* Begin *

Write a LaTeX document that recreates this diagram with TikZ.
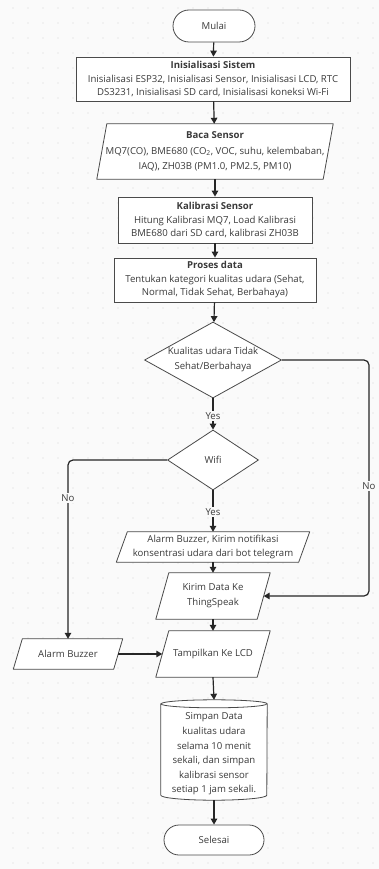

* End *
* Begin *

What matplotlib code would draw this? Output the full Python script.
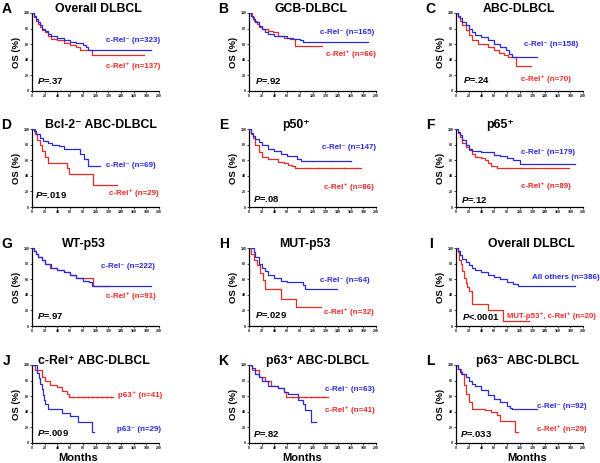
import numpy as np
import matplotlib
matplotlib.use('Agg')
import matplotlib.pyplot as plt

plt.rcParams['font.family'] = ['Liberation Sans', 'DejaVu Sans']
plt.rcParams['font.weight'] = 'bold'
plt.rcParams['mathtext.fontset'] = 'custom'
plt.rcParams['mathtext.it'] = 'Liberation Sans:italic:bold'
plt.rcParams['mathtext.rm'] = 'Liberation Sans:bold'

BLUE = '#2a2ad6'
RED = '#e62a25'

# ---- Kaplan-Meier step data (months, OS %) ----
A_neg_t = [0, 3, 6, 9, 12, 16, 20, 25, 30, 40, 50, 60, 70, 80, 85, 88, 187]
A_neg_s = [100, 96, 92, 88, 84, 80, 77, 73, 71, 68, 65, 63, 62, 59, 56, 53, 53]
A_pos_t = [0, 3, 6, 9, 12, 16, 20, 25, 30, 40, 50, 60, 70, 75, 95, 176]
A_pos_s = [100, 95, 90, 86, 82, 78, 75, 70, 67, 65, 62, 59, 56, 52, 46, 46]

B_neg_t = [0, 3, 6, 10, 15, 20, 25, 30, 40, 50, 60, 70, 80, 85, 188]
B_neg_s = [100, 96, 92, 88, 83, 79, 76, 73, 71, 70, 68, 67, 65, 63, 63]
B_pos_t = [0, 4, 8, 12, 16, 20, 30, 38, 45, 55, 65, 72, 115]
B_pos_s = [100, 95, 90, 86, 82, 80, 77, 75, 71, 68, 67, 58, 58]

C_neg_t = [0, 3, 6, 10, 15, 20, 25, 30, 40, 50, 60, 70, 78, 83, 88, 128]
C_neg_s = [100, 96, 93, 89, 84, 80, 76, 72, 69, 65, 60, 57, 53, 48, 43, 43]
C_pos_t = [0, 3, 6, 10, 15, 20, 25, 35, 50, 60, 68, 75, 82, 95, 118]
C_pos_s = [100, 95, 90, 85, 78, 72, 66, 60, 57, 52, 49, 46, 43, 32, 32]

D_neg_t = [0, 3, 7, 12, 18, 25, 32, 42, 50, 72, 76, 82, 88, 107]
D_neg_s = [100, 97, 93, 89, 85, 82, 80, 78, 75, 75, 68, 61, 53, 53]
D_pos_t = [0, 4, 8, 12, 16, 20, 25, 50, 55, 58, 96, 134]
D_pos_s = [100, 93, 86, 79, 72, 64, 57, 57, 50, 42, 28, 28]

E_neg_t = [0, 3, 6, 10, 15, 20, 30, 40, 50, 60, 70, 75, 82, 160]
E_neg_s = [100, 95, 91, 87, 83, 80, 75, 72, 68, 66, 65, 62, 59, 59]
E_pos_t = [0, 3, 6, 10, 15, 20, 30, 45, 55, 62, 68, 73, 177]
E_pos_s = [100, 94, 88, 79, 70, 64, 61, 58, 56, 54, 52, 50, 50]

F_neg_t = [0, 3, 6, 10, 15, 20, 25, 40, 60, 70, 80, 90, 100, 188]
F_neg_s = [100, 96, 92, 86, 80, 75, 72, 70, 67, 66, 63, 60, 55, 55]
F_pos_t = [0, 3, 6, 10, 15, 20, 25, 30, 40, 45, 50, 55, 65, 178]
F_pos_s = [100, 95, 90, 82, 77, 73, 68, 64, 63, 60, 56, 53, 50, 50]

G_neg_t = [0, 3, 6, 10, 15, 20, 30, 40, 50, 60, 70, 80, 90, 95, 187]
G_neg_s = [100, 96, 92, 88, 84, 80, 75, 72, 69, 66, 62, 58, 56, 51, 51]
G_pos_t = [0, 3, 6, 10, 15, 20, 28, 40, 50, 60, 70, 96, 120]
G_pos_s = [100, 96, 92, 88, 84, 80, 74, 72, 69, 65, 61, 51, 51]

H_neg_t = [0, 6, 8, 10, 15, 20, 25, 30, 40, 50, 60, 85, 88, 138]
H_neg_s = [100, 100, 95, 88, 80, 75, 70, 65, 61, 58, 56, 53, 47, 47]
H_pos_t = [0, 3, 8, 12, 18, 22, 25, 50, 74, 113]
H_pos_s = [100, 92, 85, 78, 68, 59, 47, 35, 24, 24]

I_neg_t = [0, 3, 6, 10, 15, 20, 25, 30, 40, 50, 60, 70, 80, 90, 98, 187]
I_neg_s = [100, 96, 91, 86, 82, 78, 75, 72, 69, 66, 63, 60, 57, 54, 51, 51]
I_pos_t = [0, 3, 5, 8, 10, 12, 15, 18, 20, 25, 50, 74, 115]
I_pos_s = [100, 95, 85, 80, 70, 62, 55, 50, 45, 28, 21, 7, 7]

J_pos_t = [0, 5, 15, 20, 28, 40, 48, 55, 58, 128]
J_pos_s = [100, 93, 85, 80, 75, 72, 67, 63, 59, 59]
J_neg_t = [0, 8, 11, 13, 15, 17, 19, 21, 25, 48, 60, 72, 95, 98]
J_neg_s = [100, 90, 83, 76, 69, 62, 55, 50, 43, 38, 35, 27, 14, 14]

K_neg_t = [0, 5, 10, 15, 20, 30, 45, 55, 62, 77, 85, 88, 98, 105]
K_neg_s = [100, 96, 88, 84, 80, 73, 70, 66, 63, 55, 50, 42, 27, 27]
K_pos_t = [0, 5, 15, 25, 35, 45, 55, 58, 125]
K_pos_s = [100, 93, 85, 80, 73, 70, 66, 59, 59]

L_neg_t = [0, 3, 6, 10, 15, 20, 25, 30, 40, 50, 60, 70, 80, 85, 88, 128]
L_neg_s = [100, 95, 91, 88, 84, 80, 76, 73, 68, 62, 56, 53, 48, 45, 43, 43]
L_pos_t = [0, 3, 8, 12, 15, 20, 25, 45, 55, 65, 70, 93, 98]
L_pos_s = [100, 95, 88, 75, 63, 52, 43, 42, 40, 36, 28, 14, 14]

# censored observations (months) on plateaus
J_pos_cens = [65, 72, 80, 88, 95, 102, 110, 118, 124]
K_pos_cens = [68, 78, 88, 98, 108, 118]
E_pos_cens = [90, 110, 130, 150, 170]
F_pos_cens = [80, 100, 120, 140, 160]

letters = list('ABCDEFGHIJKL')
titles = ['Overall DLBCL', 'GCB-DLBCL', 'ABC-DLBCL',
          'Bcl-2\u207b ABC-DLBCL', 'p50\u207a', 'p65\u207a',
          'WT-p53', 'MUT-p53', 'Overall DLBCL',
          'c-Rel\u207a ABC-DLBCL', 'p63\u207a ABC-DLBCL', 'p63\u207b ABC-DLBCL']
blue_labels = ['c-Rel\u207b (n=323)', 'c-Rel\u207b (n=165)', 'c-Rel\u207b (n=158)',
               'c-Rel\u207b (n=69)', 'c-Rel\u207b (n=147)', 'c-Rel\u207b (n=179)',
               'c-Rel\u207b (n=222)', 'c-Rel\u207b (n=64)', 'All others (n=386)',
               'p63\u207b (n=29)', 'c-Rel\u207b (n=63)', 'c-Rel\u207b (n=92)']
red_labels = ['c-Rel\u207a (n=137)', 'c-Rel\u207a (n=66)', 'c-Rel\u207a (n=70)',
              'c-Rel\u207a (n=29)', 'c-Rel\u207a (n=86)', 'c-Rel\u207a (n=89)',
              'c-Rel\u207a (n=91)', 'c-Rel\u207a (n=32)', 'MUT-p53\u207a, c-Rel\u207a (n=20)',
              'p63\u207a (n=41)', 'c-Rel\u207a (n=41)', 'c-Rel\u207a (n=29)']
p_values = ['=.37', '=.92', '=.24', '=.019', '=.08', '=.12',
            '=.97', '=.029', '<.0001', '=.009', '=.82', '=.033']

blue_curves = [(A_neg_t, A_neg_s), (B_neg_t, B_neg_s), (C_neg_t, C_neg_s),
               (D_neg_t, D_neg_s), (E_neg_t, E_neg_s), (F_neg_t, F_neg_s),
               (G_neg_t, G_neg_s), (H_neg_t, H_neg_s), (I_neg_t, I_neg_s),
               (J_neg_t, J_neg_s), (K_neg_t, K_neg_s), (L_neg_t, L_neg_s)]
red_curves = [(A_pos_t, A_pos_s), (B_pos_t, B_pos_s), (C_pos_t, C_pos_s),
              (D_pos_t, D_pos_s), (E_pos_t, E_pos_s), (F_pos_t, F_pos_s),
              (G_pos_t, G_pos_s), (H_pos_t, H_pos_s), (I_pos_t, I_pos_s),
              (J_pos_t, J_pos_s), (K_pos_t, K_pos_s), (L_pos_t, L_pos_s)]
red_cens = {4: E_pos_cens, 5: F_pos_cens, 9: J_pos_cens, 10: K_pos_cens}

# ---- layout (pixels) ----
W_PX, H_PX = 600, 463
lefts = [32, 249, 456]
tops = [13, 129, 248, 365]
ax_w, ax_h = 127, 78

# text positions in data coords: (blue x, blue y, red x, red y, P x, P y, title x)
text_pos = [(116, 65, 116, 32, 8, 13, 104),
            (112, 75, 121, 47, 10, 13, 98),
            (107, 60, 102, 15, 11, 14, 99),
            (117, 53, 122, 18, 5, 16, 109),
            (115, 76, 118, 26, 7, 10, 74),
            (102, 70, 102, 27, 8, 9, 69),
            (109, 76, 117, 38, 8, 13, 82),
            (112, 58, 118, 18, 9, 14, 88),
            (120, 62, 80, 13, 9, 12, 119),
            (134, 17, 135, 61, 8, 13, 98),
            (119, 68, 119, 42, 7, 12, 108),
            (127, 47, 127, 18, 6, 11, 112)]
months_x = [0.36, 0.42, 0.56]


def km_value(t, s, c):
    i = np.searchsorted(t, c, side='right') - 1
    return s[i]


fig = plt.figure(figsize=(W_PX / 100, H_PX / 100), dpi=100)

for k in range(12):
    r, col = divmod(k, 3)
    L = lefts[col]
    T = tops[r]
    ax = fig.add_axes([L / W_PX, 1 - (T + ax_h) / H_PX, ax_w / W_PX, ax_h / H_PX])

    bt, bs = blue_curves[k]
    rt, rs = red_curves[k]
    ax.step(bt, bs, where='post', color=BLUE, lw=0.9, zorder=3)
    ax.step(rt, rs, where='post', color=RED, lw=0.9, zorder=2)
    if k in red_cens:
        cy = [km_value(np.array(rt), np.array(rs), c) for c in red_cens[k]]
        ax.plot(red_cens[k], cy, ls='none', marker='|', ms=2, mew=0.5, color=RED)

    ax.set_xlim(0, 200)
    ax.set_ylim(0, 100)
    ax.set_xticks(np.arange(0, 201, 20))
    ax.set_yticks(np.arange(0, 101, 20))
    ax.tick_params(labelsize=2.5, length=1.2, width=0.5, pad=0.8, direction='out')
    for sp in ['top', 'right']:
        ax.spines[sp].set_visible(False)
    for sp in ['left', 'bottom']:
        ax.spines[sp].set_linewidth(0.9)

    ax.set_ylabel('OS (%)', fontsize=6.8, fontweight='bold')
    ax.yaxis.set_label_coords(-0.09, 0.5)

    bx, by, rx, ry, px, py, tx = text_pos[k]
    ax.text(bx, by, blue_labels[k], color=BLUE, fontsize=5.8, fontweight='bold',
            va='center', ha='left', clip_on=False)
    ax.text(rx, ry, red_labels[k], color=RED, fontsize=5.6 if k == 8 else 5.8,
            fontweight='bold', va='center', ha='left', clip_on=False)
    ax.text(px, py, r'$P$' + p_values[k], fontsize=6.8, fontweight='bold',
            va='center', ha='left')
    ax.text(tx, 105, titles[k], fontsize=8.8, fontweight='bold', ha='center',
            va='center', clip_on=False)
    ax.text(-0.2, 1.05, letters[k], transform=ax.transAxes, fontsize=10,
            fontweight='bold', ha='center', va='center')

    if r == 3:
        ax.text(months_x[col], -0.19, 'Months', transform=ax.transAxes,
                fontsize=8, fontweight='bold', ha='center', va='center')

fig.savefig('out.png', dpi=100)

* End *

Give the count of lines containing "matplotlib", with no added text.

- **FINISHED TASK**
4